Hago las dos precisiones anteriores porque el parecido entre ambas palabras lleva con frecuencia a vincularlas erróneamente, en un ejercicio de lo que se conoce como etimología popular. Hace unos días, por ejemplo, caí por motivos que no vienen el caso en una reunión con tres mujeres y la conversación derivó hacia los quebraderos de cabeza que les provocan sus hijos adolescentes. Una de ellas, a la que ya le había detectado marcada inclinación hacia las "máximas universales" (esas frases que se presentan como explicación aparentemente profunda de algo y que, vistas un poco de cerca, suelen ser tópicos inflados de vacío), nos hizo ver que el insufrible comportamiento de los adolescentes surge de sus propios sufrimientos a causa de las carencias que justamente definen esa edad, se llaman adolescentes por eso, porque adolecen, porque les falta lo que han de conseguir en el proceso de hacerse adulto, de madurar.

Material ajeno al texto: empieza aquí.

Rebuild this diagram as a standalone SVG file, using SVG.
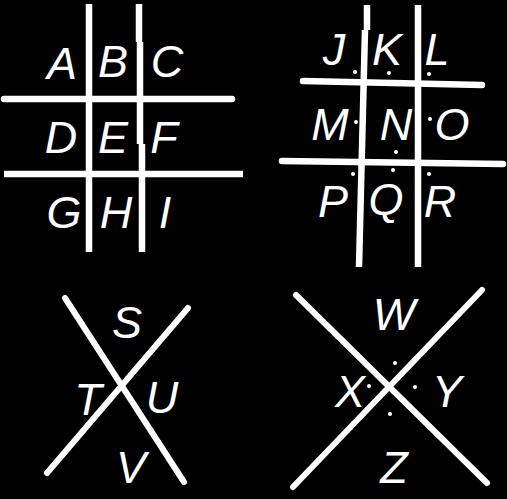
<svg xmlns="http://www.w3.org/2000/svg" width="507" height="499" viewBox="0 0 507 499">
<style>
.ln{stroke:#fff;stroke-width:6.5;fill:none}
.xl{stroke:#fff;stroke-width:6;stroke-linecap:round;fill:none}
.t{font-family:"Liberation Sans","Open Sans",sans-serif;font-style:italic;font-size:45px;fill:#fff;text-anchor:middle}
.d{fill:#fff}
</style>
<rect width="507" height="499" fill="#000"/>
<g id="grid1">
<line class="ln" x1="89" y1="4" x2="89" y2="252"/>
<path class="ln" d="M139 4 L139 42 M140 42 L140 144 M142 144 L142 252"/>
<line class="ln" x1="4" y1="99" x2="232" y2="99" style="stroke-linecap:round"/>
<line class="ln" x1="4" y1="174" x2="243" y2="174"/>
<text class="t" x="62" y="79">A</text>
<text class="t" x="113" y="77">B</text>
<text class="t" x="167" y="77">C</text>
<text class="t" x="61" y="153">D</text>
<text class="t" x="113" y="153">E</text>
<text class="t" x="164" y="153">F</text>
<text class="t" x="64" y="228">G</text>
<text class="t" x="116" y="228">H</text>
<text class="t" x="165" y="228">I</text>
</g>
<g id="grid2">
<path class="ln" d="M367 5 L367 30 M365 30 L359 267"/>
<line class="ln" x1="418" y1="5" x2="418" y2="267"/>
<line class="ln" x1="303" y1="81" x2="482" y2="85" style="stroke-linecap:round"/>
<line class="ln" x1="282" y1="161" x2="503" y2="164" style="stroke-linecap:round"/>
<text class="t" x="334" y="65">J</text>
<text class="t" x="387" y="65">K</text>
<text class="t" x="437" y="65">L</text>
<text class="t" x="330" y="140">M</text>
<text class="t" x="396" y="140">N</text>
<text class="t" x="452" y="140">O</text>
<text class="t" x="333" y="217">P</text>
<text class="t" x="386" y="215">Q</text>
<text class="t" x="440" y="217">R</text>
<circle class="d" cx="355" cy="72" r="2"/>
<circle class="d" cx="389" cy="73" r="2"/>
<circle class="d" cx="429" cy="74" r="2"/>
<circle class="d" cx="356" cy="122" r="2"/>
<circle class="d" cx="430" cy="119" r="2"/>
<circle class="d" cx="396" cy="152" r="2"/>
<circle class="d" cx="353" cy="174" r="2"/>
<circle class="d" cx="393" cy="170" r="2"/>
<circle class="d" cx="429" cy="174" r="2"/>
</g>
<g id="x1">
<line class="xl" x1="65" y1="298" x2="184" y2="482"/>
<line class="xl" x1="188" y1="308" x2="47" y2="473"/>
<text class="t" x="127" y="338">S</text>
<text class="t" x="88" y="415">T</text>
<text class="t" x="162" y="413">U</text>
<text class="t" x="131" y="483">V</text>
</g>
<g id="x2">
<line class="xl" x1="296" y1="295" x2="487" y2="483"/>
<line class="xl" x1="482" y1="290" x2="293" y2="487"/>
<text class="t" x="394" y="330">W</text>
<text class="t" x="350" y="407">X</text>
<text class="t" x="447" y="407">Y</text>
<text class="t" x="394" y="483">Z</text>
<circle class="d" cx="395" cy="363" r="2"/>
<circle class="d" cx="369" cy="386" r="2"/>
<circle class="d" cx="415" cy="387" r="2"/>
<circle class="d" cx="390" cy="414" r="2"/>
</g>
</svg>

Aparte del error etimológico, más disculpable, mi amiga incurrió en el extendido vicio, frecuente sobre todo entre los periodistas, de emplear el verbo adolecer como sinónimo de carecer, que lleva a construir frases cuyo significado es precisamente el contrario del que pretende el hablante. Decir que los adolescentes adolecen de madurez, por ejemplo, significa que tienen madurez, aunque ésta les cause sufrimientos. En todo caso, si aceptamos la primacía del hablar popular sobre los purismos etimológicos, habrá que dar por buena la frase de esta amiga mía y reconocer que, en efecto, los adolescentes son los que adolecen ya que, por descontado, adolecer es tener falta de algo. Todo se andará, que gran parte del camino ya está recorrido.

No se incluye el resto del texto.